The first argument must be the relative path, and the second the name of the simulation. A directory with the simulation nada will be created at plots/ directory. After that, to generate the figures, run:

./plot.py --simulation "plots/<simulation_name>"

Supose you have a pcap file the directory (relative to this one) ../Pcaps/wombat-test.pcap. We may script the execution of the tests as below:

./run.py ../Pcaps/wombat-tests.pcap  wombat
./plot.py --simulation "plots/wombat"

The command ./plot.py --paper will also create some aditional plots for the paper. To recreate all the plots on the paper, after creating the enviroment, we must execute:

./run.py Pcaps/skype.pcap skype
./run.py Pcaps/bigFlows.pcap bigFlows
./run.py Pcaps/equinix-1s.pcap equinix-1s
./run.py Pcaps/lanDiurnal.pcap lanDiurnal
./plots.py --simulation "./plots/skype/"
./plot.py --simulation "./plots/bigFlows/"
./plot.py --simulation "./plots/equinix-1s/"
./plot.py --simulation "./plots/lanDiurnal/"
./plot.py --paper

These are the set of scripts located at the dataProcessor directory, used by the run.py script.

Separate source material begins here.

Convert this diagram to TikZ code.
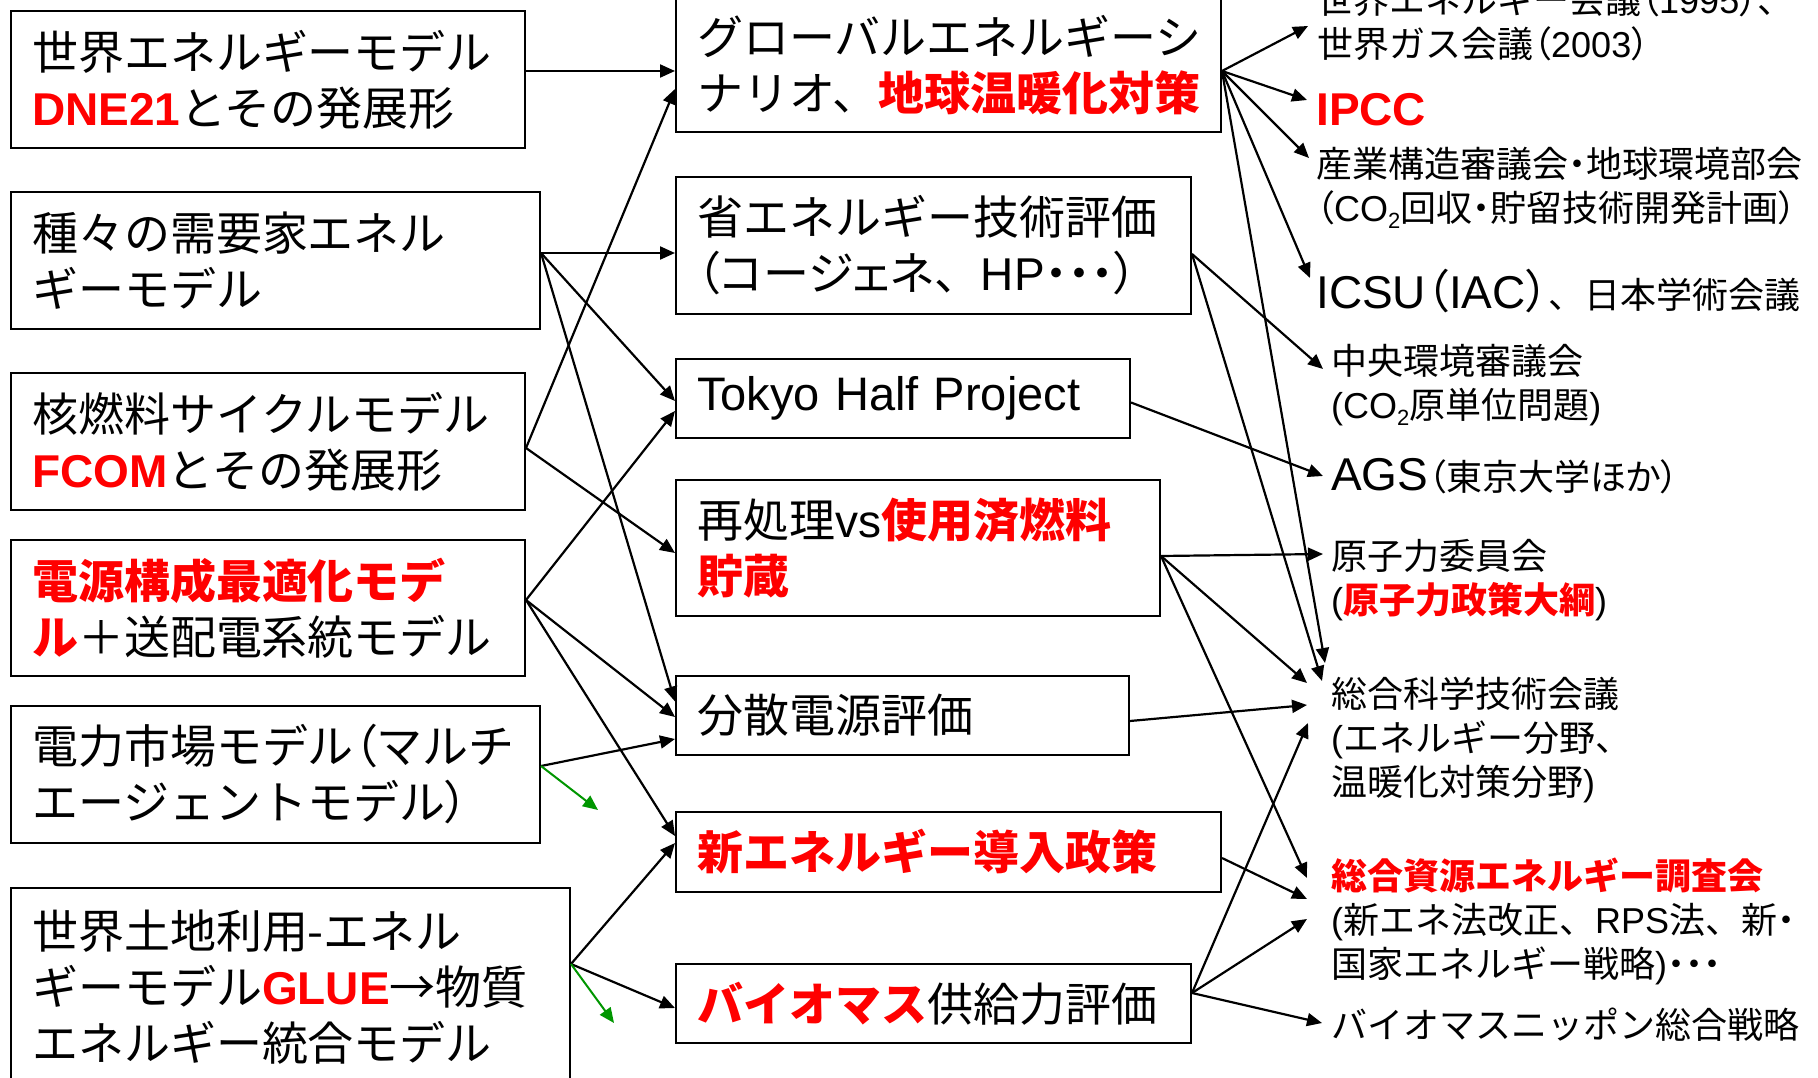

• pcap-filter.sh : extract inter packet times from pcaps.
  ├── timerelative2timedelta.m: script used by pcap filter
• dataProcessor.m: run simulations and stores the data on data/ directory.
  ├── adiff.m: calc the absolute difference
  ├── cdfCauchyPlot.m: create the values of a Cauchy CDF distribution, and plot in a figure
  ├── cdfExponentialPlot.m: create the values of a Exponential CDF distribution, and plot in a figure
  ├── cdfNormalPlot.m: create the values of a Normal CDF distribution, and plot in a figure
  ├── cdfWeibullPlot.m: create the values of a Weibull CDF distribution, and plot in a figure
  ├── cdfParetoPlot.m: create the values of a Pareto CDF distribution, and plot in a figure
  ├── cdfplot.m: create the values of a Cauchy CDF distribution, and plot in a figure
  ├── computeCost.m: compute cost for linear regression
  ├── cumulativeData.m: acumulates a vector
  ├── gradientDescent.m: gradient descendent algorithm
  ├── informationCriterion.m: calcs AIC or BIC of a given function and dataset
  ├── likehood_log.m: calcs the logarithm of the likelihood function
  ├── matrix2File.m: save matrix into a text file
  ├── empiricalCdf.m: eval empirical CDF
  ├── plotData.m: wrapper for plot x and y data
  ├── qqPlot.m: wrapper for qqplots on octave wraper
  ├── sameLength.m: ensure two vecters have the same size. If not, the bigget is truncated
  ├── setxlabels.m: set x tick labels on axis on figures
  ├── sff2File.m: vector to file
  ├── data/: place where dataProcessor.m saves the generated data
  ├── figures/: figures plotted by dataProcessor
• calcCostFunction.py: aux script, this script calcs the cost function for the simulated data and saves in the file costFunction.dat.
• aicBicRelativeDiff.py: script to calc the relative difference between AIC and BIC.